» **WRITTEN TASK**
Everything from the first line down to the line containing "Serif, Times New" is to be retyped exactly, both ends included, with pictures left out.
####
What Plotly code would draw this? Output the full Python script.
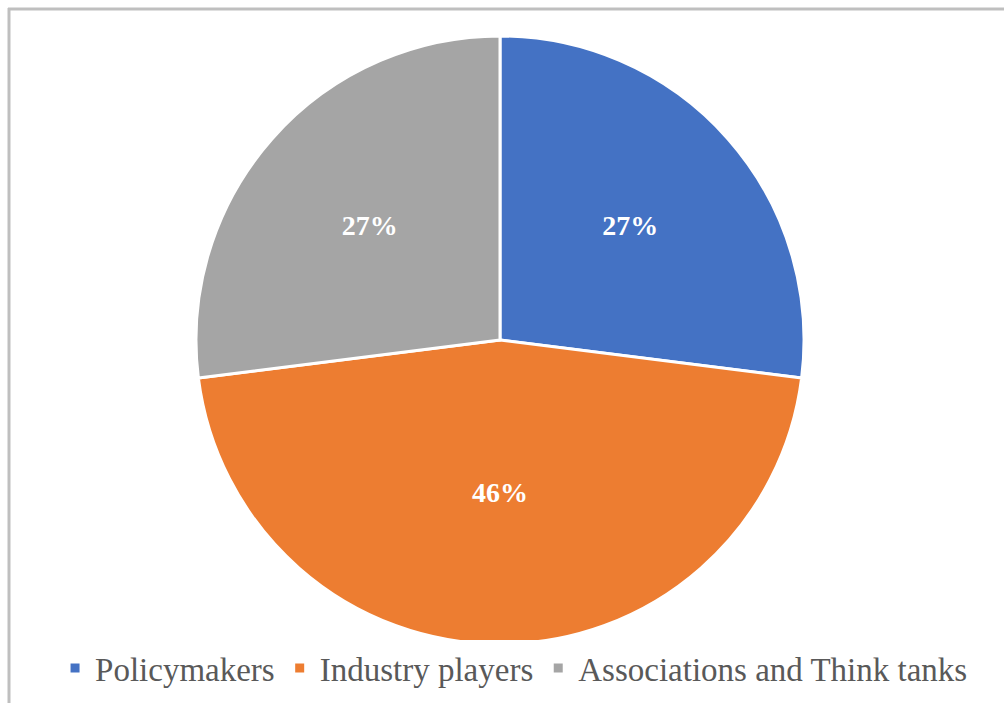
import plotly.graph_objects as go

categories = ["Policymakers", "Industry players", "Associations and Think tanks"]
values = [27, 46, 27]
colors = ["#4472C4", "#ED7D31", "#A5A5A5"]

W, H = 1004, 703
cx, cy, r = 500, 340, 304

SERIF = "Liberation Serif, Times New Roman, serif"

fig = go.Figure(go.Pie(
    labels=categories,
    values=values,
    sort=False,
    direction="clockwise",
    rotation=0,
    marker=dict(colors=colors, line=dict(color="white", width=3)),
    texttemplate="<b>%{percent:.0%}</b>",
    textposition="inside",
    insidetextorientation="horizontal",
    textfont=dict(family=SERIF, size=28, color="white"),
    domain=dict(x=[(cx - r) / W, (cx + r) / W], y=[(H - cy - r) / H, (H - cy + r) / H]),
    hoverinfo="skip",
))

fig.update_layout(
    width=W, height=H,
    margin=dict(l=0, r=0, t=0, b=0),
    paper_bgcolor="white",
    plot_bgcolor="white",
    showlegend=True,
    legend=dict(
        orientation="h",
        x=0.512, xanchor="center",
        y=(H - 668) / H, yanchor="middle",
        font=dict(family=SERIF, size=33, color="#595959"),
        itemwidth=30,
        traceorder="normal",
    ),
    shapes=[
        dict(type="line", xref="paper", yref="paper", x0=8 / W, x1=1, y0=1 - 9 / H, y1=1 - 9 / H,
             line=dict(color="#BFBFBF", width=3)),
        dict(type="line", xref="paper", yref="paper", x0=9 / W, x1=9 / W, y0=0, y1=1 - 8 / H,
             line=dict(color="#BFBFBF", width=3)),
    ],
)

fig.write_html("out.html")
####
» **ANSWER TO THE EXERCISE**
What Plotly code would draw this? Output the full Python script.
import plotly.graph_objects as go

categories = ["Policymakers", "Industry players", "Associations and Think tanks"]
values = [27, 46, 27]
colors = ["#4472C4", "#ED7D31", "#A5A5A5"]

W, H = 1004, 703
cx, cy, r = 500, 340, 304

SERIF = "Liberation Serif, Times New Roman, serif"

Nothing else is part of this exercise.